Among organizations that are designing and implementing cloud solutions, we frequently hear that they are doing so in order to improve IT operational efficiency and economics - even as their data center and application environments become more complex and dynamic. Given how many IT organizations haven't been able to improve IT staff productivity during virtualization roll-outs it is fair to ask what is going to be different with cloud? A recent IDC survey shows that focusing on service delivery may be the secret sauce.

IDC recently completed an in-depth survey that included discussions with 153 North American IT decision makers who are developing and implementing their organization's private cloud strategies. Interestingly, while most IT decision makers tell us that cloud is all about improving IT efficiency and economics, fully 27% of the private cloud planners we polled said they think their organization's ratio of administrators to physical and virtual servers is unlikely to change by 2013. 47% said they expect to be able to double the ratio of admins to physical and virtual servers by 2013 and 25% said they think they can at least triple the ratio.

Looking a little deeper into the data it became clear that while most organizations plan to continue to invest in virtualization management and to ramp up use of automation and self service portals, those organizations that have the highest productivity expectations are also the most committed to managing and delivering end-to-end services -- as opposed to staying fixated on optimizing IT silos.

Specifically, 67% of those expecting to triple IT staff productivity also plan to make use of service management technologies compared to just 45% of those that don't expect any productivity changes.
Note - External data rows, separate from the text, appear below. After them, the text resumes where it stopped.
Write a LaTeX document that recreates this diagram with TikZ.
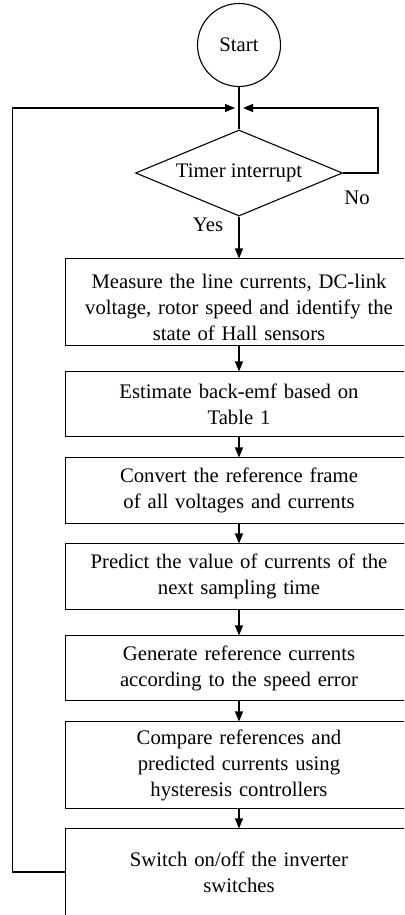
\documentclass[tikz,border=0pt]{standalone}
\usepackage{fontspec}
\setmainfont{Liberation Serif}
\usetikzlibrary{shapes.geometric,arrows.meta}
\begin{document}
\begin{tikzpicture}[x=1pt,y=-1pt,
  line width=1.1pt,
  font=\fontsize{20.7}{26}\selectfont,
  flow/.style={-{Triangle[length=10pt,width=8pt]}},
  stepbox/.style={rectangle,minimum width=346pt,align=center,inner sep=0pt,text width=340pt},
  lbl/.style={inner sep=0pt}]
\useasboundingbox (0,0) rectangle (404,915);
\clip (0,0) rectangle (404,915);
\node[draw,circle,minimum size=83pt,inner sep=0pt] (start) at (239,45) {Start};
\node[draw,diamond,aspect=2.4,minimum width=207pt,minimum height=86pt,inner sep=0pt] (dec) at (239,173) {Timer interrupt};
\coordinate (merge) at (239,108);
\coordinate (lc) at (12.5,108);
\coordinate (rc) at (378,108);
\node[stepbox,minimum height=86pt] (b1) at (239,307) {Measure the line currents, DC-link\\voltage, rotor speed and identify the\\state of Hall sensors};
\node[stepbox,minimum height=64pt] (b2) at (239,404) {Estimate back-emf based on\\Table 1};
\node[stepbox,minimum height=65pt] (b3) at (239,490.5) {Convert the reference frame\\of all voltages and currents};
\node[stepbox,minimum height=65pt] (b4) at (239,576.5) {Predict the value of currents of the\\next sampling time};
\node[stepbox,minimum height=64pt] (b5) at (239,668) {Generate reference currents\\according to the speed error};
\node[stepbox,minimum height=86pt] (b6) at (239,765) {Compare references and\\predicted currents using\\hysteresis controllers};
\node[stepbox,minimum height=86pt] (b7) at (239,872) {Switch on/off the inverter\\switches};
\draw ([yshift=5pt]b1.north west) rectangle ([xshift=30pt,yshift=5pt]b1.south east);
\foreach \b in {b2,b3,b4,b5,b6}
  \draw (\b.north west) rectangle ([xshift=30pt]\b.south east);
\draw ([yshift=-30pt]b7.south west) -- (b7.north west) -- ([xshift=30pt]b7.north east);
\draw (start.south) -- (dec.north);
\draw[flow] (dec.south) -- ([yshift=5pt]b1.north);
\draw[flow] ([yshift=5pt]b1.south) -- (b2.north);
\draw[flow] (b2.south) -- (b3.north);
\draw[flow] (b3.south) -- (b4.north);
\draw[flow] (b4.south) -- (b5.north);
\draw[flow] (b5.south) -- (b6.north);
\draw[flow] (b6.south) -- (b7.north);
\draw[flow] (b7.west) -| (lc) -- ([xshift=-4pt]merge);
\draw[flow] (dec.east) -| (rc) -- ([xshift=4pt]merge);
\node[lbl] (no) at (357,198) {No};
\node[lbl] (yes) at (208,225) {Yes};
\end{tikzpicture}
\end{document}
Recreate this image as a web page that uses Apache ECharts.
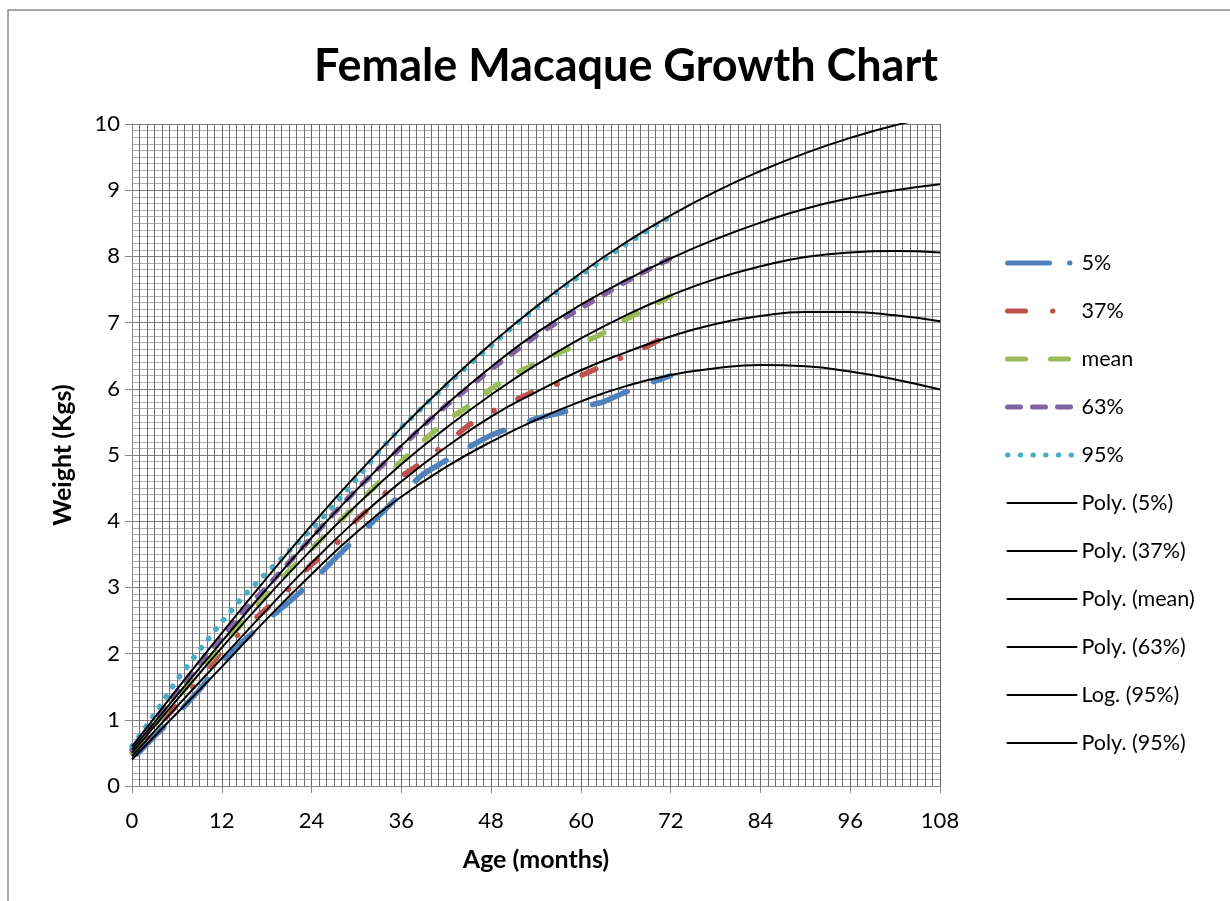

Similarly, 64% of the high expectation group plans to make use of end-to-end performance and availability management tools compared to 48% of the lower expectation group. The high expectation decision makers are also more likely to be planning to invest in consumption based metering tools, automated application configuration discovery and dependency mapping, and service catalogs linked to self service portals.

The lesson here is pretty clear - keep your eyes on the service. Work with business stakeholders to define and standardize service options and SLAs and use these agreements to drive automated service provisioning templates and resource optimization policies. When business stakeholders look at public cloud services that don't see the plumbing, they see the service definitions and SLAs. To get the most out of your cloud strategy, think like a service provider.